Un enfant fait de la
balançoire prés de deux mères de famille qui discutent. Au cas où nous aurions du mal à saisir la
situation, un panneau nous précise qu’il s’agit d’ « UN ENFANT »
puis d’ « UNE BALANCOIRE ». L’une des mamans demande à
l’autre : « Ce n’est pas un peu dangereux ? ». La
vraie question nous est suggérée par un autre panneau : « EST-IL
ASSURE ?» La femme interrogée ne fait ni une ni deux : elle saisit
immédiatement son portable et appelle son assurance qui la
« rassure ». Quelle est la nature de ce réconfort ? « En
cas d’accident grave, une indemnisation est prévue pour tous les membres de la
famille. » La mère sourit tranquillement en reposant son téléphone, le visage
calme et apaisé. L’intégrité physique de son enfant peut être menacée, elle ne
le sera que d’un point de vue corporel puisque les frais d’hôpitaux seront pris
en charge par l’assurance. Il y a donc deux personnes chez l’enfant :
celle qui fait de la balançoire et celle qui, grâce au contrat d’assurance
signé par ses parents, jouit d’une forme d’ « immunité capitalistique ».

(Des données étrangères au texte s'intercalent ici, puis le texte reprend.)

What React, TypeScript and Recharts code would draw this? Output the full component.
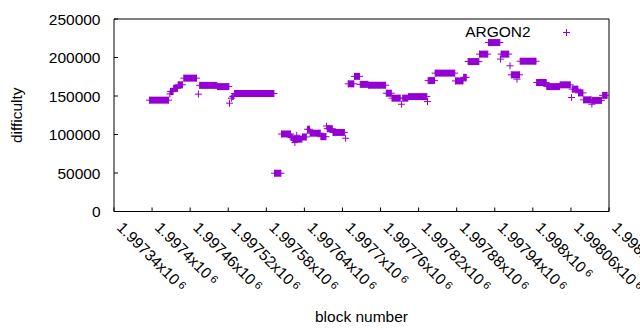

C’est très exactement ce que recouvre le terme d’« indemnité ». Même
blessé gravement, quelque chose de lui restera indemne. Quoi exactement ?
Ce qu’il coûte.
C’est exactement le même
processus de conversion comptable que celui qui permet à cet
« optimiste » de recouvrir l’événement de sa mort de la seule vraie
question : « qui paiera ses obsèques? » « Bon vivant
rime avec prévoyant. » nous dit-il en épluchant « mollement »
une carotte. Il y a en lui la personne physique qui va disparaître et la personne
contractuelle qui, grâce à son argent, va survivre à sa propre disparition et,
de l’au-delà, sortir de son portefeuille l’argent payant le cercueil, la mise
en bière, la cérémonie. On prévoit « avant » ce qui va se passer « après » afin
de ne pas trop se concentrer sur le « pendant ». Ce qu’il s’agit
d’exorciser dans les deux publicités, c’est le scandale d’une existence de
« prime time », c’est l’efficience de notre mortalité, ce que l’on
appelle en philosophie notre « contingence », c’est-à-dire le fait
que notre existence n’est soutenue par le mouvement d’aucune nécessité.
Le présent c’est le temps
que le Stoïcisme, l’Epicurisme nous invitent à habiter parce qu’il est le seul
qui dépende effectivement et exclusivement de nous. Il est clair que la
philosophie stoïcienne est absolument incompatible avec l’approche de
l’existence défendue par la notion même de « contrat d’assurance »
(laquelle consiste finalement à se concentrer sur les temps de notre vie que
nous ne vivons pas et ne vivrons jamais). Il convient de prêter la plus grande
attention au fait que de telles publicités soient « possibles », car
si nous comprenons qu’elles existent du point de vue des assurances qui paient
pour qu’elles soient produites et contribuent à leur donner ainsi des clients,
il est plus problématique que des publicitaires estiment que nous puissions les
regarder, c’est-à-dire que nous consentions sans réagir à cette conception décalée de "l'urgence". Le vrai danger, ce n'est pas la blessure qui peut toucher l'enfant mais la contrainte de frais inattendus à couvrir.